The spindle the blade fit onto was shot. This was never a great food processor, but it lasted 25 years, and I was initially distraught over its demise.
I quickly realized, however, that this isn’t a big deal. I’m not beating pine nuts with a rock on the side of a mountain in Italy, although I can think of worse ways to spend my time. If you cook as much as I do, you develop a relationship with your kitchen tools. That relationship is not always a healthy one. Despite using my food processor almost daily, I’ve always been ambivalent about them. Mine made me lazy, and I always felt like I was cheating. Instead of taking three minutes to blend the flour and butter for biscuits with my fingers, I would throw everything into the food processor and let it do the work. The amount of time I saved was miniscule, and was far outweighed by my not knowing how the flour felt.
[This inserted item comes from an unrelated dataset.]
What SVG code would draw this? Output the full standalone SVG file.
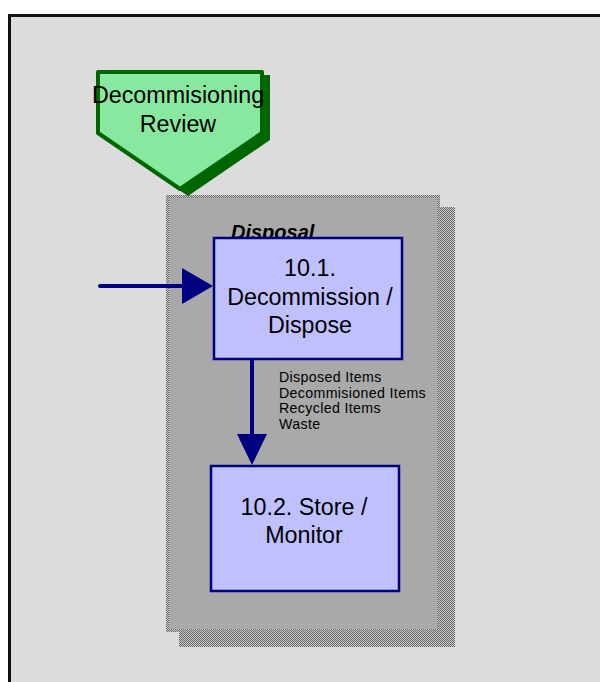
<svg xmlns="http://www.w3.org/2000/svg" width="600" height="682" viewBox="0 0 600 682">
<defs>
<pattern id="dither" width="2" height="2" patternUnits="userSpaceOnUse">
<rect width="2" height="2" fill="#c8c8c8"/>
<rect width="1" height="1" fill="#6a6a6a"/>
<rect x="1" y="1" width="1" height="1" fill="#6a6a6a"/>
</pattern>
</defs>
<style>
.proc{fill:#C0C0FF;stroke:#000080;stroke-width:2.5}
.t{font-family:"Liberation Sans",Arial,sans-serif;fill:#000;text-anchor:middle}
.big{font-size:23.3px}
.small{font-size:14.2px;letter-spacing:0.35px;text-anchor:start}
.conn{stroke:#000080;stroke-width:4;fill:none;stroke-linecap:round}
.head{fill:#000080}
</style>
<rect width="600" height="682" fill="#ffffff"/>
<rect x="9.5" y="15.5" width="600" height="680" fill="#DCDCDC" stroke="#111" stroke-width="3"/>

<g id="disposal">
<rect x="179" y="207" width="276" height="440" fill="url(#dither)"/>
<rect x="166" y="195" width="274" height="437" fill="url(#dither)"/>
<rect x="169" y="198" width="268" height="431" fill="#A9A9A9"/>
<text x="231" y="239" font-family="Liberation Sans,Arial,sans-serif" font-size="20" font-weight="bold" font-style="italic" fill="#000">Disposal</text>
</g>

<g id="review">
<path d="M106,75 L270,75 L270,140 L188,196 L106,140 Z" fill="#006600"/>
<path d="M98,72 L262,72 L262,133 L180,189 L98,133 Z" fill="#88E8A0" stroke="#006600" stroke-width="4" stroke-linejoin="round"/>
<text class="t" x="178" y="103" font-size="23.3">Decommisioning</text>
<text class="t" x="178" y="132" font-size="23.3">Review</text>
</g>

<g id="n10_1">
<rect class="proc" x="214" y="238" width="188" height="121"/>
<text class="t big" x="310" y="276">10.1.</text>
<text class="t big" x="310" y="305">Decommission /</text>
<text class="t big" x="310" y="333">Dispose</text>
</g>

<g id="n10_2">
<rect class="proc" x="211" y="466" width="188" height="125"/>
<text class="t big" x="304" y="515">10.2. Store /</text>
<text class="t big" x="304" y="543">Monitor</text>
</g>

<g id="connectors">
<line class="conn" x1="100" y1="286" x2="185" y2="286"/>
<path class="head" d="M182,268 L213,286 L182,304 Z"/>
<line class="conn" x1="252" y1="360" x2="252" y2="436"/>
<path class="head" d="M237,434 L252,465 L267,434 Z"/>
<text class="t small" x="279" y="382">Disposed Items</text>
<text class="t small" x="279" y="397.5">Decommisioned Items</text>
<text class="t small" x="279" y="413">Recycled Items</text>
<text class="t small" x="279" y="428.5">Waste</text>
</g>
</svg>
It’s a cliché to say that the modern kitchen has ruined our connection to the food we eat, but ideas become clichés for a reason. If we just want to get a meal on the table as quickly as possible and eat it in 15 minutes, then we forget how great it is to spend the day preparing and sharing an old-fashioned dinner with our friends and families. I admit that the microwave has its place in the kitchen, but if it’s always OK to mindlessly use it to heat up a frozen dinner, then we never learn what good food tastes like.
A good cook has to be willing to make a mess and get her hands dirty. Cooking requires all the senses. I periodically taste my red sauce while it’s cooking, although that could just be an excuse to have more bread. I can tell if something is done by how it smells, how it looks and how it sounds. (You must listen to the bacon.) Great cooks know that a steak is ready by poking it with a finger.
When my food processor died, I thought it was a disaster. Instead, it’s barely a minor inconvenience and has, in fact, become a blessing. My food processor is dead and I really don’t care. When I use my hands, I get to play with my food. Just give me a bowl, a good knife and my favorite wooden spoon.
On trash night, I gave my food processor a little pat and my husband threw it away. And now I have the counter space for a kitchen scale.